The 2020 report on a food strategy for England by the Leon restaurant chain co-founder Henry Dimbleby and the resultant government plan have things in common, including a recognition that Covid highlighted significant issues over food and that obesity is a national crisis. But when it comes to solutions, the two documents could hardly be further apart.
Dimbleby’s report recommended a significant expansion of the free school meals programme to tackle food poverty and unhealthy eating, using expanded sugar and salt taxes to fund fresh fruit and vegetables for low-income families, and it also called for a 30% cut in meat consumption inside a decade.

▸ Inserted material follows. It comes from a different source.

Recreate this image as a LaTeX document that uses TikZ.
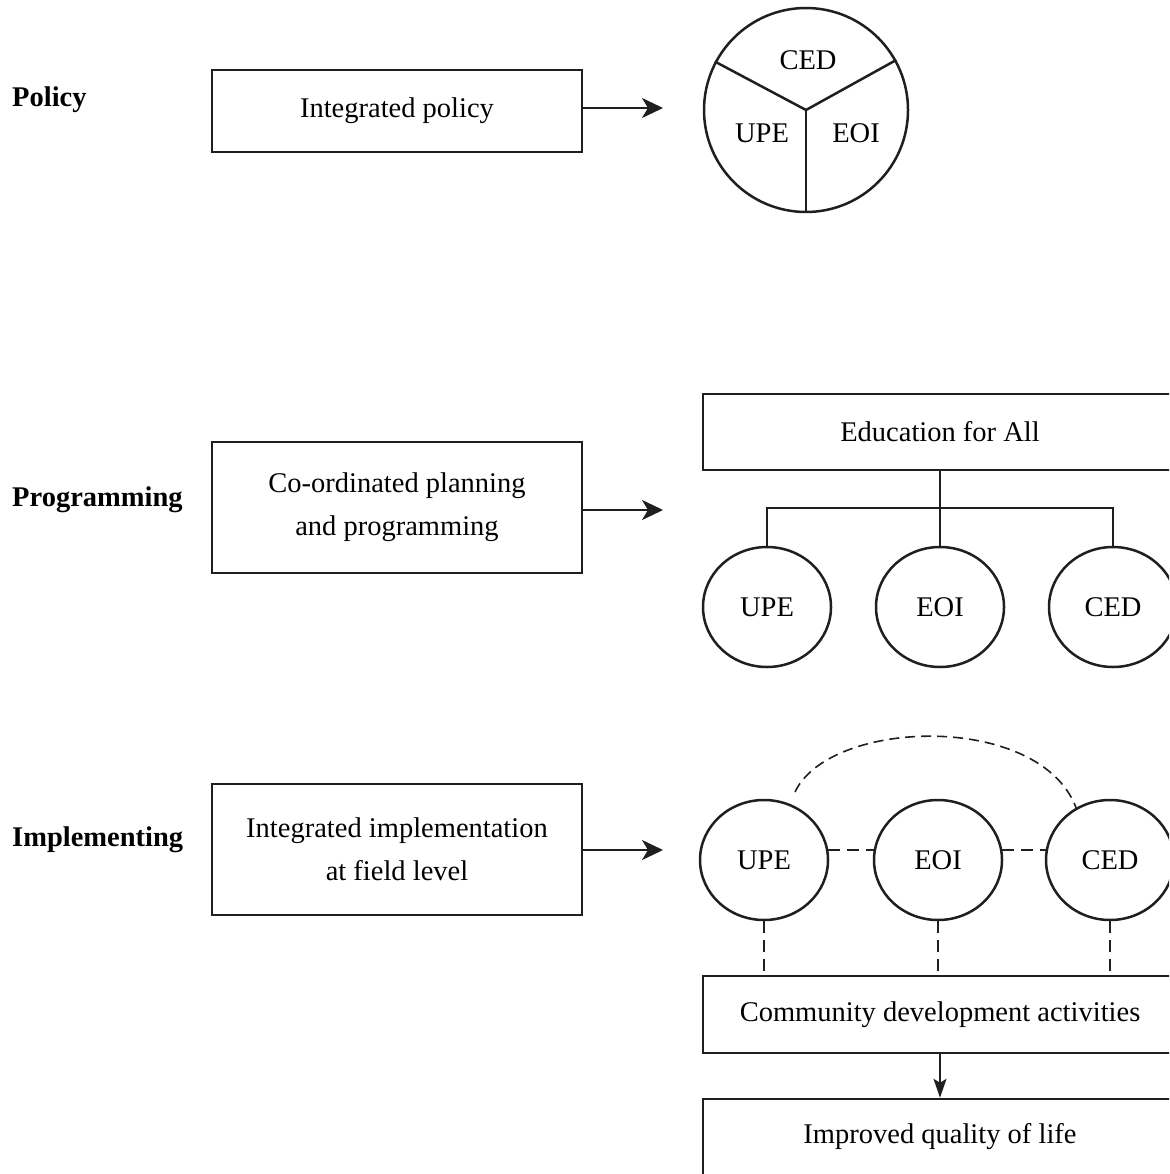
\documentclass[tikz,border=0pt]{standalone}
\usepackage{fontspec}
\setmainfont{Liberation Serif}
\usetikzlibrary{arrows.meta,shapes.geometric}
\begin{document}
\begin{tikzpicture}[x=1pt,y=-1pt,
  every node/.style={font=\fontsize{28.5}{43}\selectfont, text=black},
  ln/.style={line width=2.5pt, draw=black!88},
  boxnode/.style={ln, rectangle, inner sep=0pt, align=center},
  oval/.style={ln, ellipse, minimum width=128pt, minimum height=120pt, inner sep=0pt},
  lbl/.style={font=\fontsize{28.5}{43}\selectfont\bfseries, anchor=west, inner sep=0pt},
  arr/.style={ln, -{Stealth[length=21pt,width=20pt,inset=6pt]}},
  darr/.style={line width=1.8pt, draw=black!88, -{Stealth[length=19pt,width=13pt,inset=4pt]}},
  dsh/.style={ln, dash pattern=on 12pt off 7pt},
  dsharc/.style={line width=1.6pt, draw=black!88, dash pattern=on 10pt off 6pt}]
\useasboundingbox (0,0) rectangle (1169,1174);
\clip (0,0) rectangle (1169,1174);

% left labels
\node[lbl] (lpol) at (12,100) {Policy};
\node[lbl] (lprog) at (12,500) {Programming};
\node[lbl] (limp) at (12,840) {Implementing};

% left boxes
\node[boxnode, minimum width=370pt, minimum height=82pt] (b1) at (397,111) {Integrated policy};
\node[boxnode, minimum width=370pt, minimum height=131pt] (b2) at (397,507.5) {Co-ordinated planning\\and programming};
\node[boxnode, minimum width=370pt, minimum height=131pt] (b3) at (397,849.5) {Integrated implementation\\at field level};

\coordinate (a1) at (663,108);
\coordinate (a2) at (663,510);
\coordinate (a3) at (663,850);
\draw[arr] (b1.east |- a1) -- (a1);
\draw[arr] (b2.east |- a2) -- (a2);
\draw[arr] (b3.east |- a3) -- (a3);

% pie
\node[ln, circle, minimum size=204pt, inner sep=0pt] (pie) at (806,110) {};
\draw[ln] (pie.center) -- (pie.152);
\draw[ln] (pie.center) -- (pie.29);
\draw[ln] (pie.center) -- (pie.270);
\node (pced) at (808,60) {CED};
\node (pupe) at (762,133) {UPE};
\node (peoi) at (856,133) {EOI};

% programming
\node[boxnode, minimum width=474pt, minimum height=76pt] (efa) at (940,432) {Education for All};
\node[oval] (pu) at (767,607) {UPE};
\node[oval] (pe) at (940,607) {EOI};
\node[oval] (pc) at (1113,607) {CED};
\coordinate (j) at (940,508);
\draw[ln] (efa.south) -- (pe.north);
\draw[ln] (pu.north) -- (pu.north |- j) -- (pc.north |- j) -- (pc.north);

% implementing
\node[oval] (iu) at (764,860) {UPE};
\node[oval] (ie) at (938,860) {EOI};
\node[oval] (ic) at (1110,860) {CED};
\draw[dsh] (iu.9) -- (ie.171);
\draw[dsh] (ie.9) -- (ic.171);
\coordinate (arcS) at (795,792);
\draw[dsharc] (arcS) .. controls (830,718) and (1040,712) .. (ic.123);

\node[boxnode, minimum width=474pt, minimum height=77pt] (cda) at (940,1014.5) {Community development activities};
\node[boxnode, minimum width=474pt, minimum height=76pt] (qol) at (940,1137) {Improved quality of life};
\draw[dsh] (iu.south) -- (iu.south |- cda.north);
\draw[dsh] (ie.south) -- (ie.south |- cda.north);
\draw[dsh] (ic.south) -- (ic.south |- cda.north);
\draw[darr] (cda.south) -- (qol.north);
\end{tikzpicture}
\end{document}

Noting a pre-Covid toll of 90,000 annual deaths due to poor diet, Dimbleby said it was clear the state “has the moral authority to intervene in people’s lives to help them eat better”.
In stark contrast, the 27-page government food strategy produced by the Department for Environment, Food and Rural Affairs (Defra) eschews bold action on food poverty and diet for a combination of can-kicking and minor policy tweaks.
Public health experts will wearily note a paragraph that talks about “an important role for individual responsibility and choice”, something successive UK governments have appealed to over the decades, with no apparent success.
Public health interventionism, inevitably labelled “nanny state” measures when rolled out in the UK, had a brief moment of prominence in 2020 after Boris Johnson blamed his brush with serious Covid on excess weight and promised a “war on fat”.
Such wars, however, take time and create enemies, and much of Johnson’s strategy was shelved last month, prompting a backlash among campaigners such as Jamie Oliver.